Stage 2, beginning in January, will involve reinvesting cost savings into modernizing the agency. “A lot of that cost-savings needs to be returned to the folks who earned it in the form of NCUA charging credit unions less money,” Hauptman said. “A great way to ensure credit unions are financially stable is to give them back some of their money.”
The NCUA is also seeking input from employees and the public via its “AskNCUA” tool to gather ideas on improving efficiency and eliminating unnecessary burdens. “We can’t afford to ignore any ideas, certainly not right now,” Hauptman said.
Leadership Void and Legal Challenge
The restructuring comes at a time of significant governance uncertainty. Following President Trump’s April dismissal of Democratic Board Members Todd Harper and Tanya Otsuka, Chairman Hauptman remains the NCUA’s sole board member.
In a lawsuit filed in U.S. District Court, Harper and Otsuka argued their removal violated the Federal Credit Union Act and undermined the NCUA’s statutory independence. “The NCUA’s structure reflects Congress’s intent to insulate Board Members from political pressure,” they stated in their May 19 court filing, opposing the government’s motion for summary judgment.

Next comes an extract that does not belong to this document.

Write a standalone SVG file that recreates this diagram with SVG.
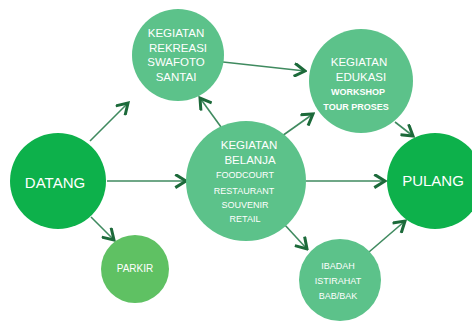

Harper further warned in a sworn declaration that “the NCUA lacks a quorum and cannot conduct the core duties Congress intended.” That includes issuing new credit union charters, adopting rules and approving complex mergers — functions critical to credit union oversight and growth.
Despite that uncertainty, Hauptman used the May 22 meeting to highlight recent achievements by NCUA staff, including the successful chartering of Heritage Hub Federal Credit Union in Houston and African Diaspora Federal Credit Union in St. Louis, the first two new federal charters of 2025.
“These groups are doing what Americans have done for over 100 years: Starting their own credit union because they obviously weren’t entirely satisfied with the current financial services marketplace,” Hauptman said, praising staff efforts to streamline the chartering process.
The NCUA also released Valwood Park Federal Credit Union from conservatorship in March, a move Hauptman called “a financial redemption story” that returned the credit union to its member-owners.
Looking Ahead
As the agency navigates staff transitions, legal questions and operational shifts, Hauptman emphasized a singular focus: “Protecting the Share Insurance Fund.”
“We still have over $2 trillion in assets to insure,” he said. “Ultimately, credit union managers and boards of directors must continue to exercise patience, flexibility and sound balance sheet management.”
The future, he said, will depend on adaptability: “Based on the excellent suggestions for improvement I have received from employees thus far, I have every reason to believe the future is bright — both for the agency and for the credit union system.”